* Start *

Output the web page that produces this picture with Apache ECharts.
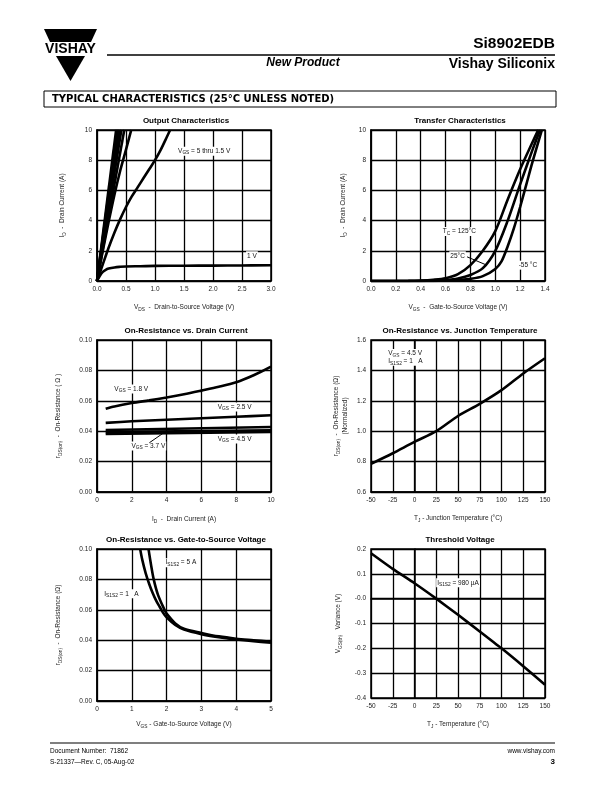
<!DOCTYPE html>
<html><head><meta charset="utf-8">
<script src="https://cdn.jsdelivr.net/npm/echarts@6/dist/echarts.min.js"></script>
<style>html,body{margin:0;padding:0;background:#fff}#c{width:612px;height:792px}</style>
</head><body><div id="c"></div>
<script>
// ---------- DATA ----------
// Output characteristics: [VDS (V), ID (A)]
const out_5V   = [[0,0],[0.33,10]];
const out_45V  = [[0,0],[0.35,10]];
const out_4V   = [[0,0],[0.37,10]];
const out_35V  = [[0,0],[0.39,10]];
const out_3V   = [[0,0],[0.42,10]];
const out_25V  = [[0,0],[0.47,10]];
const out_2V   = [[0,0],[0.1,2.0],[0.2,3.9],[0.3,5.7],[0.4,7.3],[0.5,8.7],[0.59,10]];
const out_15V  = [[0,0],[0.05,0.55],[0.1,1.1],[0.2,2.2],[0.3,3.2],[0.4,4.1],[0.5,4.9],[0.6,5.6],[0.7,6.2],[0.8,6.8],[0.9,7.4],[1.0,8.0],[1.1,8.7],[1.2,9.5],[1.26,10]];
const out_1V   = [[0,0],[0.05,0.35],[0.1,0.6],[0.15,0.74],[0.2,0.82],[0.3,0.9],[0.4,0.94],[0.5,0.96],[0.75,0.98],[1.0,1.0],[1.5,1.01],[2.0,1.02],[2.5,1.03],[3.0,1.04]];
// Transfer characteristics: [VGS (V), ID (A)]
const tr_125C = [[0,0],[0.3,0.01],[0.4,0.03],[0.5,0.08],[0.6,0.18],[0.7,0.45],[0.8,1.05],[0.9,2.0],[1.0,3.3],[1.1,5.4],[1.2,7.4],[1.3,9.2],[1.345,10]];
const tr_25C  = [[0,0],[0.4,0.01],[0.5,0.03],[0.6,0.07],[0.7,0.17],[0.8,0.4],[0.9,0.85],[1.0,2.0],[1.1,4.0],[1.2,6.4],[1.3,8.7],[1.36,10]];
const tr_m55C = [[0,0],[0.5,0.01],[0.6,0.03],[0.7,0.07],[0.8,0.14],[0.9,0.32],[1.0,0.8],[1.05,1.3],[1.1,2.3],[1.15,3.5],[1.2,4.9],[1.25,6.4],[1.3,7.9],[1.375,10]];
// On-resistance vs drain current: [ID (A), rDS(on) (ohm)]
const rid_18V = [[0.5,0.0548],[1,0.0563],[2,0.0585],[3,0.0603],[4,0.0622],[5,0.0643],[6,0.0667],[7,0.0692],[8,0.0722],[9,0.0768],[10,0.0825]];
const rid_25V = [[0.5,0.0455],[2,0.0465],[4,0.0475],[6,0.0485],[8,0.0495],[10,0.0505]];
const rid_3V  = [[0.5,0.0408],[10,0.0428]];
const rid_37V = [[0.5,0.0394],[10,0.0406]];
const rid_45V = [[0.5,0.0382],[10,0.0395]];
// On-resistance vs junction temperature (normalized)
const tj_temp = [-50,-25,0,25,50,75,100,125,150];
const tj_rnorm = [0.785,0.855,0.93,1.0,1.10,1.18,1.27,1.38,1.48];
// On-resistance vs gate-to-source voltage: [VGS (V), rDS(on)]
const rvg_1A = [[1.24,0.10],[1.3,0.093],[1.4,0.084],[1.5,0.077],[1.6,0.071],[1.7,0.066],[1.8,0.062],[1.9,0.058],[2.0,0.055],[2.25,0.050],[2.5,0.047],[3.0,0.0440],[3.5,0.042],[4.0,0.0405],[4.5,0.0393],[5.0,0.0383]];
const rvg_5A = [[1.48,0.10],[1.55,0.09],[1.63,0.08],[1.75,0.07],[1.94,0.06],[2.0,0.0575],[2.25,0.051],[2.5,0.0475],[3.0,0.0448],[3.5,0.0425],[4.0,0.041],[4.5,0.040],[5.0,0.039]];
// Threshold voltage variance
const vth_temp = [-50,-25,0,25,50,75,100,125,150];
const vth_var  = [0.183,0.12,0.062,0.0,-0.065,-0.132,-0.2,-0.272,-0.347];

// ---------- LAYOUT / STYLE ----------
const F = "'Liberation Sans', Arial, Helvetica, sans-serif";
const FN = "'Liberation Sans Narrow', 'Liberation Sans', Arial, sans-serif";
const grids = [
  {left:97, top:130, width:174, height:151},
  {left:371, top:130, width:174, height:151},
  {left:97, top:340, width:174, height:152},
  {left:371, top:340, width:174, height:152},
  {left:97, top:549, width:174, height:152},
  {left:371, top:549, width:174, height:149}
];
const richN = {
  m:{fontSize:6.5, fontFamily:F, color:'#222', lineHeight:9},
  s:{fontSize:4.8, fontFamily:F, color:'#222', lineHeight:5, verticalAlign:'bottom'}
};
function axX(i, min, max, interval, dec, name, gap){
  return {type:'value', gridIndex:i, min, max, interval,
    name, nameLocation:'middle', nameGap:gap, nameTextStyle:{rich:richN, fontSize:6.5, fontFamily:F, color:'#222'},
    axisLine:{show:true, lineStyle:{color:'#000', width:1.5}}, axisTick:{show:false},
    axisLabel:{fontSize:6.5, fontFamily:F, color:'#222', margin:5, formatter:v=>v.toFixed(dec)},
    splitLine:{show:true, lineStyle:{color:'#000', width:1.3}}};
}
function axY(i, min, max, interval, fmt, name, gap){
  return {type:'value', gridIndex:i, min, max, interval,
    name, nameLocation:'middle', nameGap:gap, nameRotate:90, nameTextStyle:{rich:richN, fontSize:6.5, fontFamily:F, color:'#222'},
    axisLine:{show:true, lineStyle:{color:'#000', width:1.5}}, axisTick:{show:false},
    axisLabel:{fontSize:6.5, fontFamily:F, color:'#222', margin:5, formatter:fmt},
    splitLine:{show:true, lineStyle:{color:'#000', width:1.3}}};
}
function ln(i, data, smooth){
  return {type:'line', xAxisIndex:i, yAxisIndex:i, data, showSymbol:false, symbol:'none',
    smooth: smooth||false, lineStyle:{color:'#000', width:2.6}, silent:true};
}
const zip = (a,b)=>a.map((v,k)=>[v,b[k]]);

const titlesTxt = ['Output Characteristics','Transfer Characteristics','On-Resistance vs. Drain Current',
  'On-Resistance vs. Junction Temperature','On-Resistance vs. Gate-to-Source Voltage','Threshold Voltage'];
const titles = grids.map((g,k)=>({text:titlesTxt[k], left:g.left+g.width/2-3, top:g.top-18, textAlign:'center',
  textStyle:{fontSize:8, fontWeight:'bold', fontFamily:FN, color:'#000'}}));

const option = {
  animation:false,
  backgroundColor:'#fff',
  title: titles,
  grid: grids.map(g=>Object.assign({show:true, borderColor:'#000', borderWidth:1.5, containLabel:false}, g)),
  xAxis:[
    axX(0,0,3,0.5,1,'{m|V}{s|DS}{m|  -  Drain-to-Source Voltage (V)}',22),
    axX(1,0,1.4,0.2,1,'{m|V}{s|GS}{m|  -  Gate-to-Source Voltage (V)}',22),
    axX(2,0,10,2,0,'{m|I}{s|D}{m|  -  Drain Current (A)}',23),
    axX(3,-50,150,25,0,'{m|T}{s|J}{m| - Junction Temperature (°C)}',22),
    axX(4,0,5,1,0,'{m|V}{s|GS}{m| - Gate-to-Source Voltage (V)}',19),
    axX(5,-50,150,25,0,'{m|T}{s|J}{m| - Temperature (°C)}',22)
  ],
  yAxis:[
    axY(0,0,10,2,v=>String(v),'{m|I}{s|D}{m|  -  Drain Current (A)}',30),
    axY(1,0,10,2,v=>String(v),'{m|I}{s|D}{m|  -  Drain Current (A)}',23),
    axY(2,0,0.1,0.02,v=>v.toFixed(2),'{m|r}{s|DS(on)}{m|  -  On-Resistance ( Ω )}',34),
    axY(3,0.6,1.6,0.2,v=>v.toFixed(1),'{m|r}{s|DS(on)}{m|  -  On-Resistance (Ω)}\n{m|(Normalized)}',21),
    axY(4,0,0.1,0.02,v=>v.toFixed(2),'{m|r}{s|DS(on)}{m|  -  On-Resistance (Ω)}',34),
    axY(5,-0.4,0.2,0.1,v=>Math.abs(v)<1e-9?'-0.0':v.toFixed(1),'{m|V}{s|GS(th)}{m|   Variance (V)}',28)
  ],
  series:[
    ln(0,out_5V),ln(0,out_45V),ln(0,out_4V),ln(0,out_35V),ln(0,out_3V),ln(0,out_25V),
    ln(0,out_2V,0.3),ln(0,out_15V,0.3),ln(0,out_1V,0.4),
    ln(1,tr_125C,0.3),ln(1,tr_25C,0.3),ln(1,tr_m55C,0.3),
    ln(2,rid_18V,0.3),ln(2,rid_25V,0.3),ln(2,rid_3V),ln(2,rid_37V),ln(2,rid_45V),
    ln(3,zip(tj_temp,tj_rnorm),0.3),
    ln(4,rvg_1A,0.3),ln(4,rvg_5A,0.3),
    ln(5,zip(vth_temp,vth_var),0.2)
  ]
};
const chart = echarts.init(document.getElementById('c'), null, {renderer:'canvas'});
chart.setOption(option);

// ---------- ANNOTATIONS & PAGE DECORATION ----------
const richA = {
  m:{fontSize:6.5, fontFamily:F, fill:'#111', color:'#111', lineHeight:9},
  s:{fontSize:4.8, fontFamily:F, fill:'#111', color:'#111', lineHeight:5, verticalAlign:'bottom'}
};
function px(i, x, y){ return chart.convertToPixel({gridIndex:i}, [x,y]); }
function anno(i, x, y, txt){
  const p = px(i,x,y);
  return {type:'text', x:p[0], y:p[1], z:50, style:{text:txt, rich:richA, verticalAlign:'middle', textVerticalAlign:'middle',
    backgroundColor:'#fff', padding:[0,1]}};
}
function lead(i, x1,y1,x2,y2){
  const a = px(i,x1,y1), b = px(i,x2,y2);
  return {type:'line', z:50, shape:{x1:a[0],y1:a[1],x2:b[0],y2:b[1]}, style:{stroke:'#000', lineWidth:1}};
}
function txt(x,y,t,font,align,va){
  return {type:'text', x, y, style:{text:t, font, fill:'#000', textAlign:align||'left', textVerticalAlign:va||'middle', verticalAlign:va||'middle'}};
}
const g = [
  // logo
  {type:'polygon', shape:{points:[[44,29],[97,29],[91,42],[50,42]]}, style:{fill:'#000'}},
  {type:'polygon', shape:{points:[[56,56],[85,56],[70.5,81]]}, style:{fill:'#000'}},
  txt(70.5,49.5,'VISHAY',"bold 14px 'Liberation Sans Narrow','Liberation Sans',Arial",'center','middle'),
  // header
  {type:'line', shape:{x1:107,y1:55,x2:555,y2:55}, style:{stroke:'#000', lineWidth:1.5}},
  txt(555,44,'Si8902EDB',"bold 15.5px 'Liberation Sans',Arial",'right','middle'),
  txt(303,63,'New Product',"italic bold 12px 'Liberation Sans',Arial",'center','middle'),
  txt(555,64,'Vishay Siliconix',"bold 14px 'Liberation Sans',Arial",'right','middle'),
  {type:'rect', shape:{x:44,y:91,width:512,height:16}, style:{fill:'#fff', stroke:'#000', lineWidth:1}},
  txt(52,99.5,'TYPICAL CHARACTERISTICS (25°C UNLESS NOTED)',"bold 10px 'DejaVu Sans',Arial",'left','middle'),
  // footer
  {type:'line', shape:{x1:50,y1:743,x2:555,y2:743}, style:{stroke:'#000', lineWidth:1.2}},
  txt(50,751,'Document Number:  71862',"6.5px 'Liberation Sans',Arial",'left','middle'),
  txt(50,762,'S-21337—Rev. C, 05-Aug-02',"6.5px 'Liberation Sans',Arial",'left','middle'),
  txt(555,751,'www.vishay.com',"6.5px 'Liberation Sans',Arial",'right','middle'),
  txt(555,762,'3',"bold 8px 'Liberation Sans',Arial",'right','middle'),
  // chart annotations
  anno(0,1.38,8.6,'{m|V}{s|GS}{m| = 5 thru 1.5 V}'),
  anno(0,2.57,1.67,'{m|1 V}'),
  anno(1,0.57,3.27,'{m|T}{s|C}{m| = 125°C}'),
  anno(1,0.63,1.67,'{m|25°C}'),
  lead(1,0.773,1.6,0.92,1.09),
  anno(1,1.18,1.05,'{m|-55 °C}'),
  anno(2,0.94,0.0678,'{m|V}{s|GS}{m| = 1.8 V}'),
  anno(2,6.88,0.0559,'{m|V}{s|GS}{m| = 2.5 V}'),
  anno(2,1.92,0.0302,'{m|V}{s|GS}{m| = 3.7 V}'),
  lead(2,3.01,0.0324,3.98,0.0401),
  anno(2,6.88,0.0348,'{m|V}{s|GS}{m| = 4.5 V}'),
  anno(3,-31.3,1.512,'{m|V}{s|GS}{m| = 4.5 V}'),
  anno(3,-31.3,1.46,'{m|I}{s|S1S2}{m| = 1   A}'),
  anno(4,1.94,0.091,'{m|I}{s|S1S2}{m| = 5 A}'),
  anno(4,0.18,0.0705,'{m|I}{s|S1S2}{m| = 1   A}'),
  anno(5,24.9,0.064,'{m|I}{s|S1S2}{m| = 980 µA}')
];
chart.setOption({graphic: g});
</script>
</body></html>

* End *

### [PROBLEM DETAILS]
Pick out the lines containing the string "Output".

### [FINAL RESULT]
Output the web page that produces this picture with Apache ECharts.
// Output characteristics: [VDS (V), ID (A)]
const titlesTxt = ['Output Characteristics','Transfer Characteristics','On-Resistance vs. Drain Current',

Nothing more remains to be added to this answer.